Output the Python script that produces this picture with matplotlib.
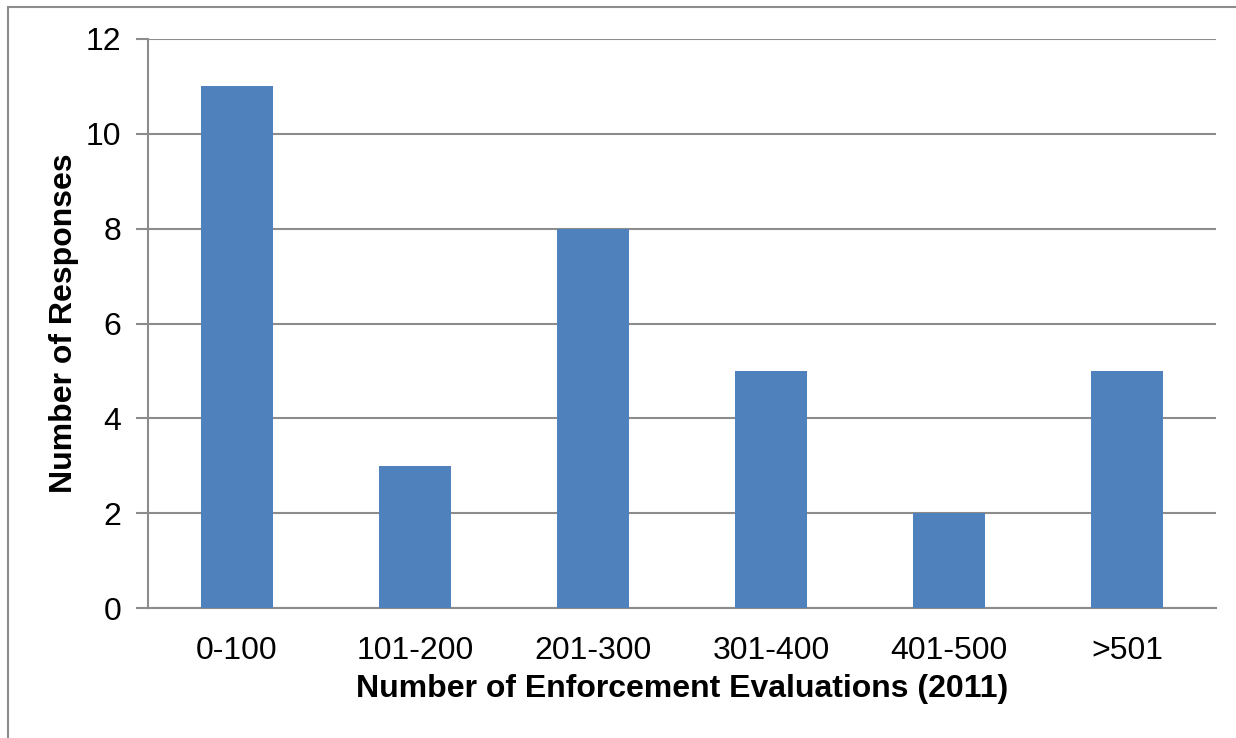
import matplotlib.pyplot as plt
from matplotlib.patches import Rectangle

plt.rcParams['font.family'] = ['Liberation Sans', 'DejaVu Sans']

categories = ['0-100', '101-200', '201-300', '301-400', '401-500', '>501']
responses = [11, 3, 8, 5, 2, 5]

grey = '#8c8c8c'

fig = plt.figure(figsize=(12.36, 7.38), dpi=100)
ax = fig.add_axes([148 / 1236, 130 / 738, 1068 / 1236, 569 / 738])

x = range(len(categories))
ax.bar(x, responses, width=0.4, color='#4f81bd', zorder=3)

ax.set_xlim(-0.5, len(categories) - 0.5)
ax.set_ylim(0, 12)
ax.set_yticks(range(0, 13, 2))
ax.set_xticks(list(x))
ax.set_xticklabels(categories)

ax.yaxis.grid(True, color=grey, linewidth=1.5, zorder=0)
ax.tick_params(axis='y', length=9, width=1.5, color=grey, labelsize=23, pad=10)
ax.tick_params(axis='x', length=0, labelsize=23, pad=20)

for side in ['top', 'right']:
    ax.spines[side].set_visible(False)
for side in ['left', 'bottom']:
    ax.spines[side].set_color(grey)
    ax.spines[side].set_linewidth(1.5)

ax.set_xlabel('Number of Enforcement Evaluations (2011)', fontsize=23,
              fontweight='bold', labelpad=6)
ax.set_ylabel('Number of Responses', fontsize=23, fontweight='bold',
              labelpad=5)

# chart frame, runs off the right and bottom edges
frame = Rectangle((8 / 1236, -0.1), 1.2, 0.1 + 731 / 738,
                  transform=fig.transFigure, fill=False,
                  edgecolor=grey, linewidth=1.5, clip_on=False)
fig.patches.append(frame)

fig.savefig('out.png', dpi=100)
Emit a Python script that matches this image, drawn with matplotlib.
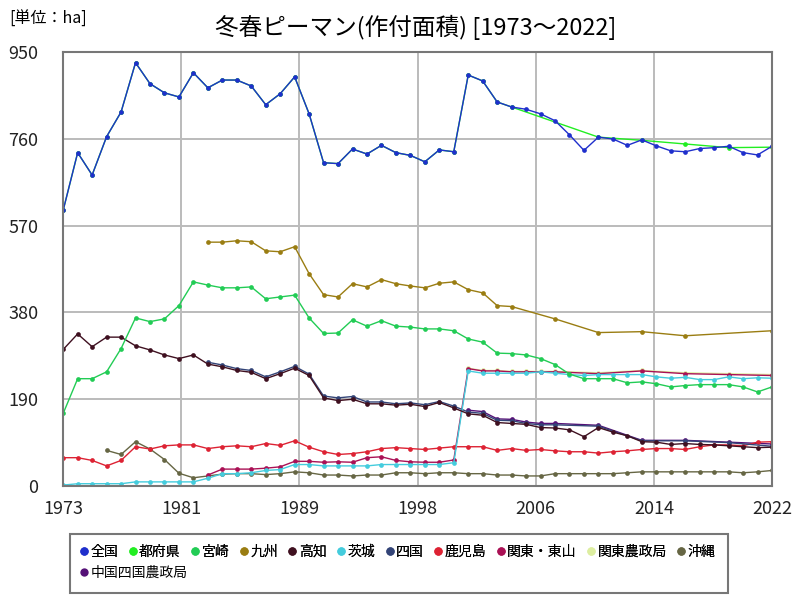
import numpy as np
import matplotlib
matplotlib.use('Agg')
import matplotlib.pyplot as plt
from matplotlib.lines import Line2D
from matplotlib.patches import Rectangle

plt.rcParams['font.family'] = ['Noto Sans CJK JP', 'DejaVu Sans']

# --- data (ha) ---
years = list(range(1973, 2023))

zenkoku = [604, 730, 681, 765, 819, 927, 881, 861, 852, 905,
           872, 889, 889, 876, 835, 859, 896, 815, 708, 706,
           738, 727, 746, 730, 724, 710, 736, 732, 900, 887,
           841, 830, 825, 815, 800, 769, 735, 764, 760, 746,
           758, 745, 734, 732, 739, 741, 744, 730, 725, 744]

tofuken_years = list(range(1973, 2005)) + [2010, 2013, 2016, 2019, 2022]
tofuken = [604, 730, 681, 765, 819, 927, 881, 861, 852, 905,
           872, 889, 889, 876, 835, 859, 896, 815, 708, 706,
           738, 727, 746, 730, 724, 710, 736, 732, 900, 887,
           841, 830,
           764, 757, 749, 741, 742]

miyazaki = [159, 235, 235, 250, 301, 368, 360, 366, 395, 447,
            440, 434, 434, 436, 410, 414, 418, 368, 334, 335,
            364, 350, 362, 350, 348, 344, 344, 340, 322, 315,
            291, 290, 287, 279, 266, 245, 235, 235, 235, 226,
            228, 224, 217, 220, 222, 222, 222, 217, 206, 217]

kyushu_years = list(range(1983, 2005)) + [2007, 2010, 2013, 2016, 2022]
kyushu = [534, 534, 537, 535, 515, 513, 524, 465, 419, 414,
          443, 436, 452, 443, 438, 434, 444, 447, 430, 423,
          395, 393,
          366, 336, 338, 329, 340]

kochi = [299, 333, 305, 326, 326, 307, 298, 287, 279, 287,
         267, 261, 253, 249, 235, 246, 258, 242, 193, 187,
         190, 180, 180, 177, 179, 174, 183, 171, 158, 155,
         139, 137, 135, 128, 127, 123, 108, 128, 118, 110,
         97, 96, 91, 93, 91, 90, 88, 86, 84, 85]

ibaraki = [2, 5, 5, 5, 5, 9, 9, 9, 9, 9,
           17, 27, 27, 29, 34, 36, 47, 47, 44, 44,
           44, 44, 47, 47, 47, 47, 47, 51, 252, 247,
           247, 247, 247, 250, 247, 244, 242, 244, 244, 244,
           244, 239, 236, 238, 233, 233, 239, 235, 237, 236]

shikoku_years = list(range(1983, 2008)) + [2010, 2013, 2016, 2019, 2022]
shikoku = [271, 265, 257, 253, 239, 250, 262, 245, 197, 193,
           196, 184, 184, 180, 182, 178, 185, 175, 162, 159,
           144, 143, 137, 134, 134,
           131, 99, 99, 95, 87]

kagoshima = [62, 62, 56, 44, 56, 86, 81, 88, 90, 90,
             82, 86, 88, 86, 93, 89, 99, 85, 75, 69,
             71, 75, 82, 84, 82, 80, 83, 86, 86, 86,
             78, 82, 78, 80, 77, 75, 75, 72, 75, 77,
             80, 82, 82, 80, 86, 90, 90, 88, 96, 97]

kanto_tosan_years = list(range(1983, 2008)) + [2010, 2013, 2016, 2019, 2022]
kanto_tosan = [24, 37, 37, 37, 39, 42, 54, 54, 52, 53,
               52, 62, 64, 56, 53, 52, 52, 57, 257, 252,
               252, 250, 250, 250, 250,
               246, 252, 246, 244, 242]

kanto_nosei_years = list(range(2001, 2008)) + [2010, 2013, 2016, 2019, 2022]
kanto_nosei = [258, 253, 253, 251, 251, 251, 251, 248, 253, 248, 246, 244]

okinawa_years = list(range(1976, 2023))
okinawa = [78, 69, 97, 81, 58, 28, 18,
           22, 26, 27, 27, 25, 27, 31, 29,
           24, 24, 22, 24, 24, 29, 29, 27, 29, 29,
           27, 27, 24, 24, 22, 22,
           27, 27, 27, 27, 27, 29,
           31, 31, 31, 31, 31, 31, 31, 29, 31, 34]

chushi_years = list(range(2001, 2008)) + [2010, 2013, 2016, 2019, 2022]
chushi = [166, 163, 147, 146, 140, 137, 137, 133, 100, 100, 96, 92]

series = [
    ('全国', years, zenkoku, '#1f2fcc'),
    ('都府県', tofuken_years, tofuken, '#22ee22'),
    ('宮崎', years, miyazaki, '#22cc55'),
    ('九州', kyushu_years, kyushu, '#9a7d12'),
    ('高知', years, kochi, '#3f1020'),
    ('茨城', years, ibaraki, '#44ccdd'),
    ('四国', shikoku_years, shikoku, '#334477'),
    ('鹿児島', years, kagoshima, '#dd2233'),
    ('関東・東山', kanto_tosan_years, kanto_tosan, '#aa1155'),
    ('関東農政局', kanto_nosei_years, kanto_nosei, '#ddeea0'),
    ('沖縄', okinawa_years, okinawa, '#666644'),
    ('中国四国農政局', chushi_years, chushi, '#551177'),
]

yticks = [0, 190, 380, 570, 760, 950]
xtick_labels = ['1973', '1981', '1989', '1998', '2006', '2014', '2022']

fig = plt.figure(figsize=(8, 6), dpi=100)
ax = fig.add_axes([0.079, 0.19, 0.886, 0.723])

# draw back to front so 全国 ends on top
for name, xs, ys, col in reversed(series):
    ax.plot(xs, ys, color=col, lw=1.0, marker='o', markersize=3.4,
            markeredgewidth=0)

ax.set_xlim(1973, 2022)
ax.set_ylim(0, 950)
ax.set_xticks(np.linspace(1973, 2022, len(xtick_labels)))
ax.set_xticklabels(xtick_labels)
ax.set_yticks(yticks)
ax.tick_params(length=0, labelsize=13, colors='#222222')
ax.tick_params(axis='y', pad=18)
ax.tick_params(axis='x', pad=10)
ax.grid(True, color='#bbbbbb', lw=1.4)
for s in ax.spines.values():
    s.set_color('#777777')
    s.set_linewidth(1.5)

fig.text(0.519, 0.955, '冬春ピーマン(作付面積) [1973～2022]', ha='center',
         va='center', fontsize=17)
fig.text(0.012, 0.968, '[単位：ha]', ha='left', va='center', fontsize=11.5)

# legend: box with two rows
fig.patches.append(Rectangle((0.0875, 0.012), 0.823, 0.098,
                             transform=fig.transFigure, fill=False,
                             edgecolor='#777777', lw=1.5))
handles = [Line2D([], [], ls='none', marker='o', markersize=6,
                  markeredgewidth=0, color=c) for _, _, _, c in series]
names = [s[0] for s in series]
leg1 = fig.legend(handles[:11], names[:11], loc='upper left',
                  bbox_to_anchor=(0.088, 0.108), ncol=11, frameon=False,
                  fontsize=10, handlelength=0.6, handletextpad=0.15,
                  columnspacing=0.75, borderpad=0.2)
fig.add_artist(leg1)
fig.legend(handles[11:], names[11:], loc='upper left',
           bbox_to_anchor=(0.088, 0.073), frameon=False, fontsize=10,
           handlelength=0.6, handletextpad=0.15, borderpad=0.2)

plt.savefig('out.png')
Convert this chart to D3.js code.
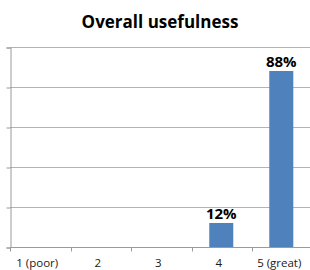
<!DOCTYPE html>
<html>
<head>
<meta charset="utf-8">
<script src="https://cdn.jsdelivr.net/npm/d3@7"></script>
<style>
body { margin: 0; background: #fff; }
text { font-family: "Open Sans", sans-serif; }
</style>
</head>
<body>
<svg id="chart" width="310" height="270"></svg>
<script>
// ratings and share of answers
var categories = ["1 (poor)", "2", "3", "4", "5 (great)"];
var values = [0, 0, 0, 12, 88];
var yTicks = [0, 20, 40, 60, 80, 100];

var svg = d3.select("#chart"),
    width = +svg.attr("width"),
    height = +svg.attr("height");

var margin = {top: 47, left: 10, bottom: 23};
var plotW = 302.5, plotH = 200;

var x = d3.scaleBand().domain(categories).range([margin.left, margin.left + plotW]).paddingInner(0.6).paddingOuter(0.32);
var xb = d3.scaleBand().domain(categories).range([margin.left, margin.left + plotW]);
var y = d3.scaleLinear().domain([0, 100]).range([margin.top + plotH, margin.top]);

svg.append("text")
    .attr("x", 160).attr("y", 28)
    .attr("text-anchor", "middle")
    .style("font-size", "17px").style("font-weight", "bold")
    .text("Overall usefulness");

// gridlines
svg.selectAll(".grid").data(yTicks.slice(1)).enter().append("line")
    .attr("x1", margin.left).attr("x2", width)
    .attr("y1", function(d) { return y(d) + 0.5; })
    .attr("y2", function(d) { return y(d) + 0.5; })
    .attr("stroke", "#b3b3b3");

// y axis
svg.append("g")
    .attr("transform", "translate(" + (margin.left + 0.5) + ",0.5)")
    .call(d3.axisLeft(y).tickValues(yTicks).tickSize(4).tickFormat(""))
    .call(function(g) { g.selectAll("line, path").attr("stroke", "#9a9a9a"); });

// bars
svg.selectAll(".bar").data(values).enter().append("rect")
    .attr("x", function(d, i) { return x(categories[i]); })
    .attr("width", x.bandwidth())
    .attr("y", function(d) { return y(d); })
    .attr("height", function(d) { return y(0) - y(d); })
    .attr("fill", "#4f81bd");

// x axis
var xAxisG = svg.append("g")
    .attr("transform", "translate(0," + (y(0) + 0.5) + ")");
xAxisG.append("line")
    .attr("x1", margin.left).attr("x2", width)
    .attr("stroke", "#9a9a9a");
xAxisG.selectAll(".tk").data(categories).enter().append("line")
    .attr("x1", function(d) { return Math.round(xb(d)) + 0.5; })
    .attr("x2", function(d) { return Math.round(xb(d)) + 0.5; })
    .attr("y1", 0).attr("y2", 4)
    .attr("stroke", "#9a9a9a");
xAxisG.selectAll(".lbl").data(categories).enter().append("text")
    .attr("x", function(d) { return xb(d) + xb.bandwidth() / 2 - 3; })
    .attr("y", 19)
    .attr("text-anchor", "middle")
    .style("font-size", "11.5px")
    .attr("fill", "#1a1a1a")
    .text(function(d) { return d; });

// value labels
svg.selectAll(".val").data(values).enter().filter(function(d) { return d > 0; })
    .append("text")
    .attr("x", function(d, i) { return x(categories[values.indexOf(d)]) + x.bandwidth() / 2; })
    .attr("y", function(d) { return y(d) - 4; })
    .attr("text-anchor", "middle")
    .style("font-size", "15px").style("font-weight", "bold")
    .text(function(d) { return d + "%"; });
</script>
</body>
</html>
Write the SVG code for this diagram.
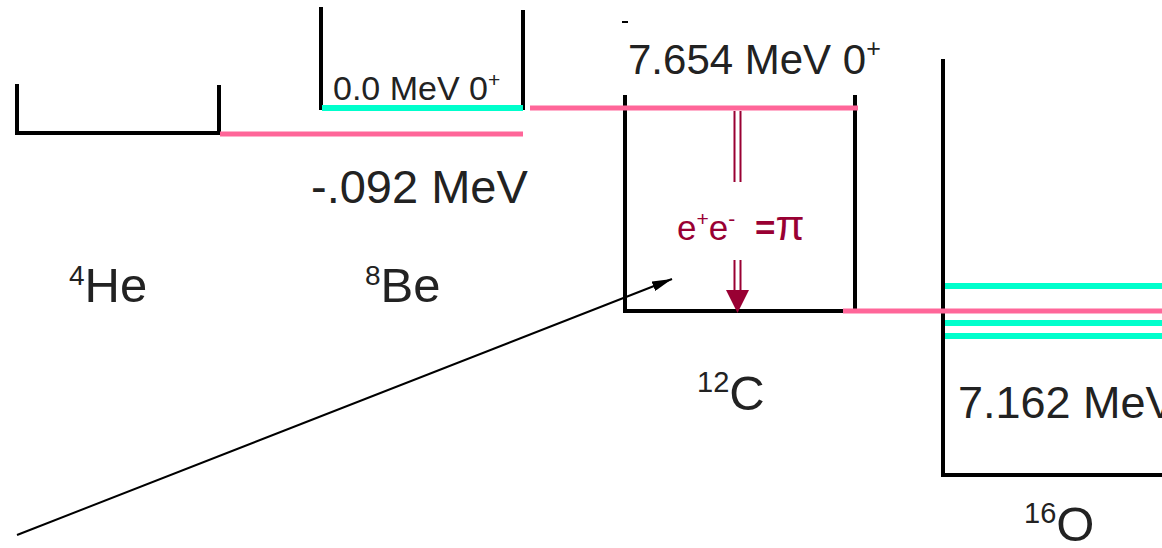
<svg xmlns="http://www.w3.org/2000/svg" width="1162" height="548" viewBox="0 0 1162 548">
<defs>
<style>
.well{fill:none;stroke:#000;stroke-width:4;stroke-linecap:square;stroke-linejoin:miter}
.pink{stroke:#FF6699;stroke-width:5;fill:none}
.cyan{stroke:#00FFCC;stroke-width:6;fill:none}
.t{font-family:"Liberation Sans",Arial,sans-serif;fill:#222}
.red{stroke:#990033;stroke-width:2;fill:none}
</style>
<marker id="ah2" viewBox="0 0 20 10" refX="20" refY="5" markerWidth="20" markerHeight="10" markerUnits="userSpaceOnUse" orient="auto"><path d="M0,0 L20,5 L0,10 z" fill="#000"/></marker>
</defs>
<g id="he4">
<path class="well" d="M17,86 V133 H219 V87"/>
<text class="t" x="69" y="302" font-size="49"><tspan font-size="28" dy="-17">4</tspan><tspan dy="17">He</tspan></text>
</g>
<g id="be8">
<path class="well" d="M321,9 V108"/>
<path class="well" d="M523,12 V108"/>
<line class="cyan" x1="322" y1="108" x2="523" y2="108"/>
<text class="t" x="333" y="100" font-size="34">0.0 MeV 0<tspan font-size="21" dy="-13">+</tspan></text>
<text class="t" x="311" y="203" font-size="47">-.092 MeV</text>
<text class="t" x="365" y="302" font-size="49"><tspan font-size="28" dy="-17">8</tspan><tspan dy="17">Be</tspan></text>
</g>
<g id="c12">
<path class="well" d="M625,97 V311 H855 V97"/>
<line x1="622" y1="22" x2="628" y2="22" stroke="#000" stroke-width="2"/>
<text class="t" x="628" y="74" font-size="42">7.654 MeV 0<tspan font-size="25" dy="-17">+</tspan></text>
<line class="red" x1="734.5" y1="111" x2="734.5" y2="182"/>
<line class="red" x1="740.5" y1="111" x2="740.5" y2="182"/>
<text x="677" y="240" font-family="'Liberation Sans',Arial,sans-serif" font-size="35" fill="#990033">e<tspan font-size="21" dy="-14">+</tspan><tspan dy="14">e</tspan><tspan font-size="21" dy="-14">-</tspan><tspan dy="14" dx="10"> </tspan><tspan font-weight="bold">=</tspan><tspan font-size="42">π</tspan></text>
<line class="red" x1="734.5" y1="260" x2="734.5" y2="291"/>
<line class="red" x1="740.5" y1="260" x2="740.5" y2="291"/>
<path d="M726,290 L749,290 L737.5,313 z" fill="#990033"/>
<text class="t" x="697" y="410" font-size="49"><tspan font-size="29" dy="-18">12</tspan><tspan dy="18">C</tspan></text>
</g>
<g id="o16">
<path class="well" d="M943,61 V475 H1162"/>
<line class="cyan" x1="945" y1="286" x2="1162" y2="286"/>
<line class="cyan" x1="945" y1="323" x2="1162" y2="323"/>
<line class="cyan" x1="945" y1="336" x2="1162" y2="336"/>
<text class="t" x="958" y="418" font-size="45">7.162 MeV</text>
<text class="t" x="1024" y="541" font-size="49"><tspan font-size="29" dy="-18">16</tspan><tspan dy="18">O</tspan></text>
</g>
<g id="connectors">
<line class="pink" x1="220" y1="134" x2="523" y2="134"/>
<line class="pink" x1="530" y1="108" x2="858" y2="108"/>
<line class="pink" x1="843" y1="311" x2="1162" y2="311"/>
<line x1="17" y1="535" x2="672" y2="279" stroke="#000" stroke-width="2" marker-end="url(#ah2)"/>
</g>
</svg>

Task to carry out: Look through the entries above. Extract each line with the word "code".

Output for this task:
Convert this chart to D3.js code.
Write the SVG code for this diagram.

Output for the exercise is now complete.